Yes - longer logs are better.  Sad that the pstore backend devices are
measured in kilobytes :-)

> Actually, I can imagine the full serial/network logs of "special"
> tracepoints + dmesg to be the optimal thing.
If you guess the right "special" tracepoints to log - then yes.

> Actually, does the pstore act like a circular buffer? Because if it
> contains the last N relevant messages (for an arbitrary definition of
> relevant) before the system dies, then that could more helpful than only
> the error messages.
No - write speed for the persistent storage backing pstore (flash) means we
don't log as we go. We wait for a panic and then our registered function
gets called so we can snapshot what is in the console log at that point.
We also don't want to wear out the flash which may be soldered to the
motherboard.


> Ok, let's sort:

> * First we have the not-so-critical hw error messages. We want to carry
> those out-of-band, i.e. not in dmesg so that people don't have to parse
> and collect dmesg but have a specialized solution which gives them
> structured logs and tools can analyze, collect and ... those errors.

Agreed - we shouldn't clutter logs with details of corrected errors.
At most we should have a rate-limited log showing the count of corrected errors
so that someone who just watches dmesg knows they should go dig deeper
if they see some big number of corrected errors.

> * When a critical error happens, the above usage is not necessarily
> advantageous anymore in the sense that, in order to debug what caused
> the machine to crash, we don't simply necessarily want only the crash
> message but also the whole system activity that lead to it.

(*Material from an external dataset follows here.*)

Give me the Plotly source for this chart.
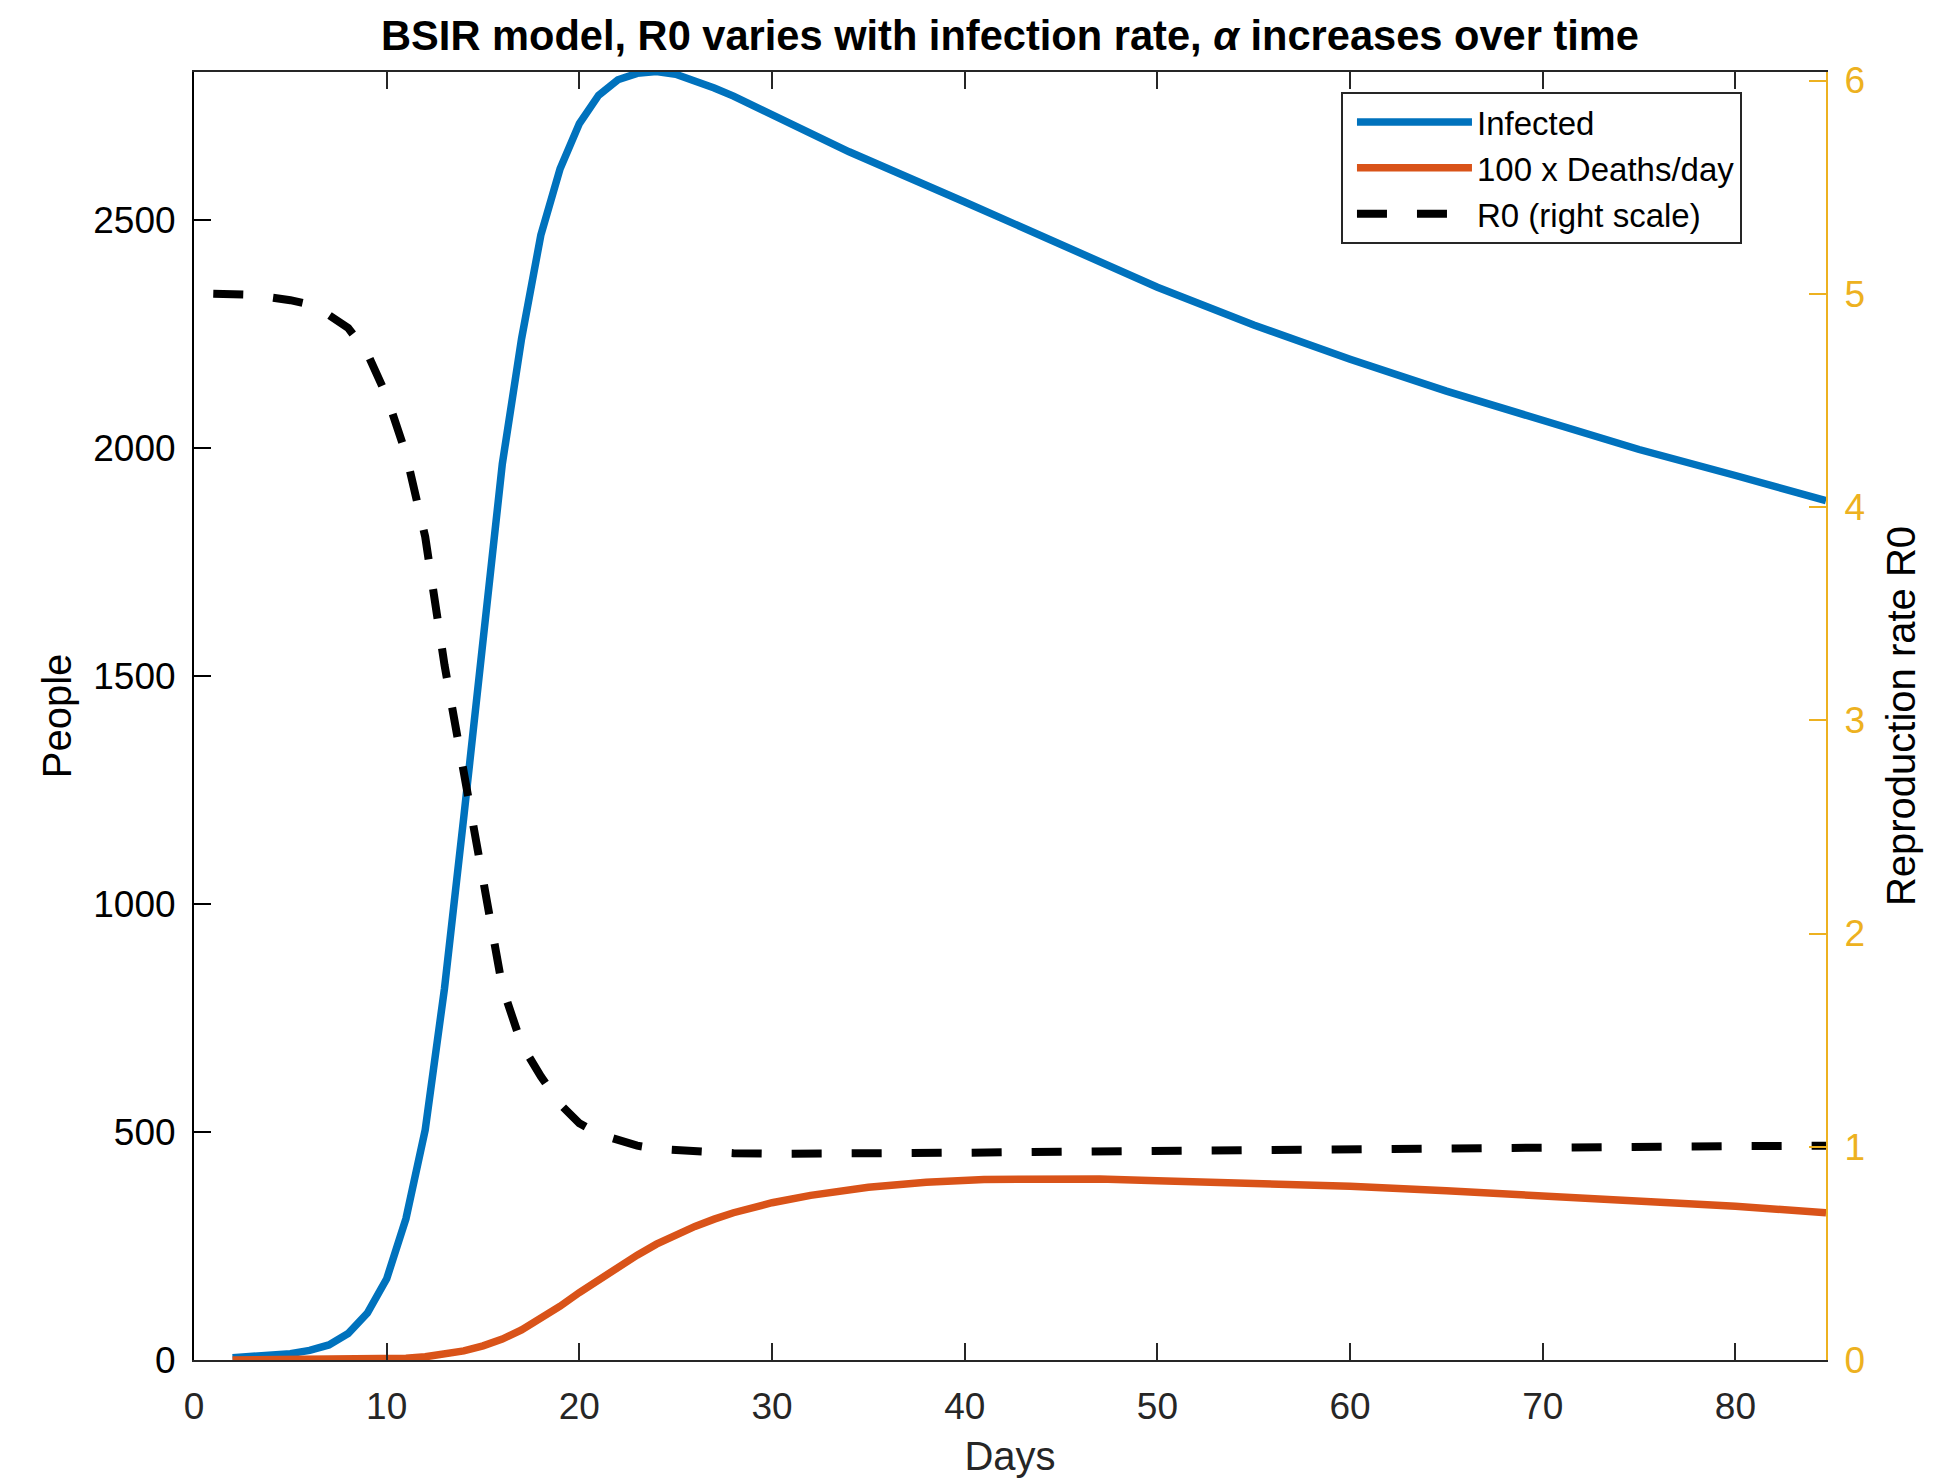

Yes.  There are people looking at various "flight recorder" modes for tracing
that keep logs of normal events in a circular buffer in RAM ... if these exist
they should be saved at crash time (and they are in the kexec/kdump path,
but I don’t know if anyone does anything in the non-kdump case).

> In which case, we probably actually want to turn off/ignore the error
> logging tracepoints and write *only* to dmesg which goes out over serial
> and to pstore. Right?
Tracepoints for errors that are going to lead to system crash would only be
useful together with a flight recorder to make sure they get saved. I think
tracepoints for corrected errors are better than dmesg logs.

> Because in such cases I want to have *all* *relevant* messages that lead
> to the explosion + the explosion message itself.

In a perfect world yes - I don't know that we can achieve perfection - but we
can iterate through good, better, even better.  The really hard part of this is
figuring out what is *relevant* to save before a particular crash happens.